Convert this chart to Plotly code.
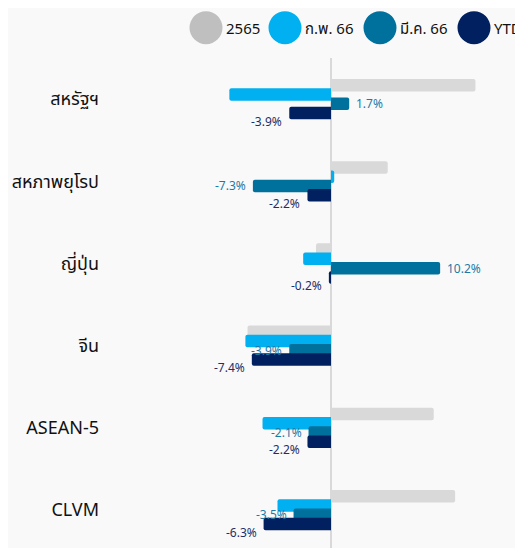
import plotly.graph_objects as go

categories = ["สหรัฐฯ", "สหภาพยุโรป", "ญี่ปุ่น", "จีน", "ASEAN-5", "CLVM"]
series_names = ["2565", "ก.พ. 66", "มี.ค. 66", "YTD"]
v_2565 = [13.5, 5.3, -1.4, -7.8, 9.6, 11.6]
v_feb66 = [-9.5, 0.3, -2.6, -8.0, -6.4, -5.0]
v_mar66 = [1.7, -7.3, 10.2, -3.9, -2.1, -3.5]
v_ytd = [-3.9, -2.2, -0.2, -7.4, -2.2, -6.3]
series_values = [v_2565, v_feb66, v_mar66, v_ytd]

bar_colors = ["#d9d9d9", "#00b0f0", "#00709c", "#002060"]
legend_colors = ["#bfbfbf", "#00b0f0", "#00709c", "#002060"]
label_colors = {2: "#1d7aa6", 3: "#1f2e66"}

OFF = 8  # page body margin
W, H = 523 - OFF, 548 - OFF
ML, MR, MT, MB = 110 - OFF, 10, 58 - OFF, 0
PW, PH = W - ML - MR, H - MT - MB
PX_PER_PCT = 10.7
ZERO_PX = 331 - OFF
xmin = -(ZERO_PX - ML) / PX_PER_PCT
xmax = xmin + PW / PX_PER_PCT
PX_PER_CAT = 82.2
ybottom = -0.5 + PH / PX_PER_CAT

bar_w = 0.152
step = 0.1128
centers = [-1.5 * step, -0.5 * step, 0.5 * step, 1.5 * step]

fig = go.Figure()
for k, (name, vals) in enumerate(zip(series_names, series_values)):
    fig.add_trace(go.Bar(
        x=vals, y=categories, orientation="h", name=name,
        marker=dict(color=bar_colors[k], line=dict(width=0)),
        width=bar_w, offset=centers[k] - bar_w / 2,
        showlegend=False, hoverinfo="x+y",
    ))

annotations = []
font_lbl = "Noto Sans, Noto Sans Thai, sans-serif"
for k in (2, 3):
    for i, v in enumerate(series_values[k]):
        pos = v > 0
        annotations.append(dict(
            x=v, y=i + centers[k], xref="x", yref="y",
            text=f"{v:.1f}%", showarrow=False,
            xanchor="left" if pos else "right",
            xshift=5 if pos else -5,
            yshift=-8 if k == 3 else 0,
            font=dict(size=12, color=label_colors[k], family=font_lbl),
        ))


def px_x(p):
    return (p - OFF - ML) / PW


def px_y(p):
    return (H - MB - (p - OFF)) / PH


# custom legend with large circles
leg_cx = [206, 285, 380, 474]
leg_cy = 27.7
shapes = []
for k, name in enumerate(series_names):
    shapes.append(dict(
        type="circle", xref="paper", yref="paper",
        xsizemode="pixel", ysizemode="pixel",
        xanchor=px_x(leg_cx[k]), yanchor=px_y(leg_cy),
        x0=-16.5, x1=16.5, y0=-16.5, y1=16.5,
        fillcolor=legend_colors[k], line=dict(width=0),
    ))
    annotations.append(dict(
        x=px_x(leg_cx[k] + 18), y=px_y(leg_cy), xref="paper", yref="paper",
        text=name, showarrow=False, xanchor="left", yanchor="middle",
        font=dict(size=15, color="#111111", family=font_lbl),
    ))

fig.update_layout(
    width=W, height=H,
    margin=dict(l=ML, r=MR, t=MT, b=MB),
    paper_bgcolor="#f9f9f9", plot_bgcolor="#f9f9f9",
    barmode="overlay", barcornerradius=2,
    xaxis=dict(range=[xmin, xmax], showgrid=False, showticklabels=False,
               zeroline=True, zerolinecolor="#d9d9d9", zerolinewidth=2,
               fixedrange=True),
    yaxis=dict(type="category", categoryorder="array", categoryarray=categories,
               range=[ybottom, -0.5], showgrid=False, zeroline=False,
               ticks="", ticklabelstandoff=10,
               tickfont=dict(size=18, color="#111111", family=font_lbl)),
    shapes=shapes, annotations=annotations, showlegend=False,
)

fig.write_html("out.html")
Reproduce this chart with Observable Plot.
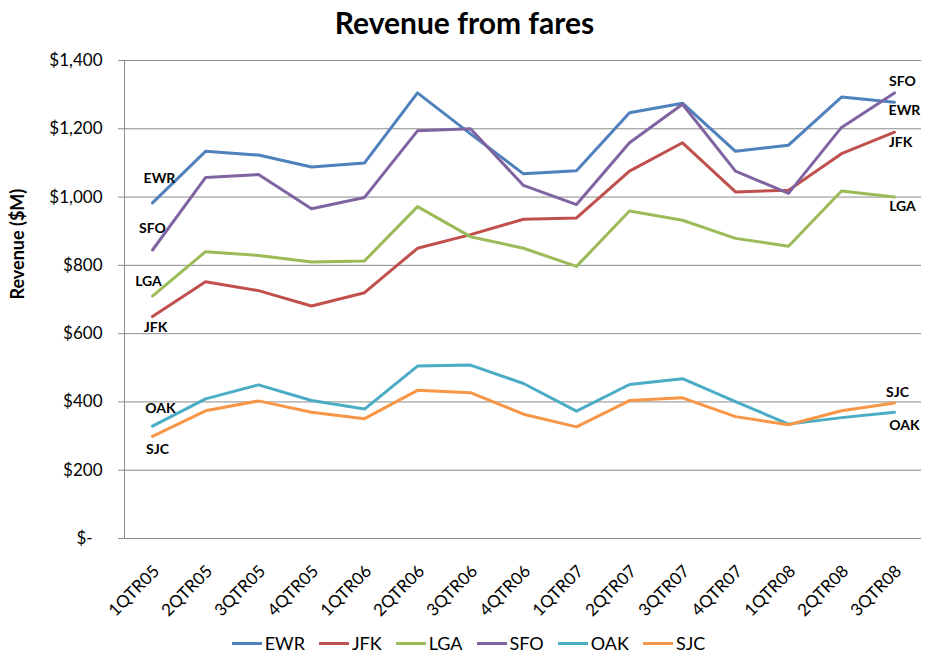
<!DOCTYPE html>
<html><head><meta charset="utf-8">
<script src="https://cdn.jsdelivr.net/npm/d3@7"></script>
<script src="https://cdn.jsdelivr.net/npm/@observablehq/plot@0.6"></script>
<style>
body{margin:0;background:#fff;font-family:Lato,"Open Sans",sans-serif;color:#000;}
#title{height:44px;line-height:44px;text-align:center;font-weight:bold;font-size:30px;}
#chart svg{display:block;}
#legend{display:flex;justify-content:center;align-items:center;height:38px;padding-left:8px;font-size:18px;}
.item{display:flex;align-items:center;margin:0 7px;}
.sw{width:30px;height:3px;margin-right:3px;}
</style></head><body>
<div id="title">Revenue from fares</div>
<div id="chart"></div>
<div id="legend"></div>
<script>
const quarters = ["1QTR05","2QTR05","3QTR05","4QTR05","1QTR06","2QTR06","3QTR06","4QTR06","1QTR07","2QTR07","3QTR07","4QTR07","1QTR08","2QTR08","3QTR08"];
const airports = ["EWR","JFK","LGA","SFO","OAK","SJC"];
const colors = ["#4F81BD","#C0504D","#9BBB59","#8064A2","#4BACC6","#F79646"];
const EWR = [983,1134,1123,1088,1100,1305,1185,1068,1077,1247,1275,1134,1152,1293,1278];
const JFK = [650,752,726,681,720,850,890,935,939,1076,1159,1015,1020,1127,1190];
const LGA = [710,840,829,810,813,972,884,850,797,959,932,879,856,1018,1000];
const SFO = [845,1057,1066,966,999,1194,1200,1034,978,1159,1272,1076,1011,1204,1305];
const OAK = [329,409,450,404,379,505,508,454,373,451,468,401,335,354,370];
const SJC = [299,374,403,370,351,434,427,364,327,404,412,357,333,374,397];
const yTicks = [0,200,400,600,800,1000,1200,1400];

const series = {EWR, JFK, LGA, SFO, OAK, SJC};
const rows = airports.flatMap(a => series[a].map((v, i) => ({airport: a, quarter: quarters[i], value: v})));

// label offsets (style) for start and end labels
const startOff = {EWR:[7,-24], SFO:[0,-21], LGA:[-4,-15], JFK:[3,11], OAK:[8,-18], SJC:[5,13]};
const endOff = {SFO:[8,-11], EWR:[10,8], JFK:[6,10], LGA:[8,9], SJC:[3,-10], OAK:[10,13]};

const labelMarks = [];
for (const a of airports) {
  const first = rows.filter(d => d.airport === a && d.quarter === quarters[0]);
  const last = rows.filter(d => d.airport === a && d.quarter === quarters[quarters.length - 1]);
  labelMarks.push(Plot.text(first, {x: "quarter", y: "value", text: "airport", dx: startOff[a][0], dy: startOff[a][1], fontWeight: "bold", fontSize: 14, fill: "#000"}));
  labelMarks.push(Plot.text(last, {x: "quarter", y: "value", text: "airport", dx: endOff[a][0], dy: endOff[a][1], fontWeight: "bold", fontSize: 14, fill: "#000"}));
}

const fmt = v => v === 0 ? "$-\u2007" : "$" + d3.format(",")(v);

const chart = Plot.plot({
  width: 929,
  height: 580,
  marginTop: 16,
  marginBottom: 86,
  marginLeft: 124,
  marginRight: 8,
  style: {fontFamily: "Lato, 'Open Sans', sans-serif", background: "#fff", overflow: "visible"},
  x: {type: "point", domain: quarters, padding: 0.5, label: null},
  y: {domain: [0, 1400], label: null},
  color: {domain: airports, range: colors},
  marks: [
    Plot.gridY(yTicks, {stroke: "#8c8c8c", strokeOpacity: 1}),
    Plot.axisY(yTicks, {tickFormat: fmt, tickSize: 6, tickPadding: 16, stroke: "#8c8c8c", fontSize: 17, fill: "#000", label: null}),
    Plot.frame({anchor: "left", stroke: "#8c8c8c"}),
    Plot.ruleY([0], {stroke: "#8c8c8c"}),
    Plot.axisX({tickRotate: -45, tickSize: 0, tickPadding: 18, dy: 12, dx: 4, fontSize: 17, fill: "#000", label: null}),
    Plot.line(rows, {x: "quarter", y: "value", z: "airport", stroke: "airport", strokeWidth: 3}),
    ...labelMarks,
    Plot.text(["Revenue ($M)"], {frameAnchor: "left", dx: -106, rotate: -90, fontWeight: "bold", fontSize: 18, fill: "#000"})
  ]
});
document.getElementById("chart").append(chart);

const legend = document.getElementById("legend");
airports.forEach((a, i) => {
  const it = document.createElement("div");
  it.className = "item";
  it.innerHTML = `<div class="sw" style="background:${colors[i]}"></div><span>${a}</span>`;
  legend.append(it);
});
</script>
</body></html>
★ ★ ★ ★
*The exercise*: Tally the lines of the preceding listing in which the word "this" appears; state nothing but the total.

*Correct answer*: 2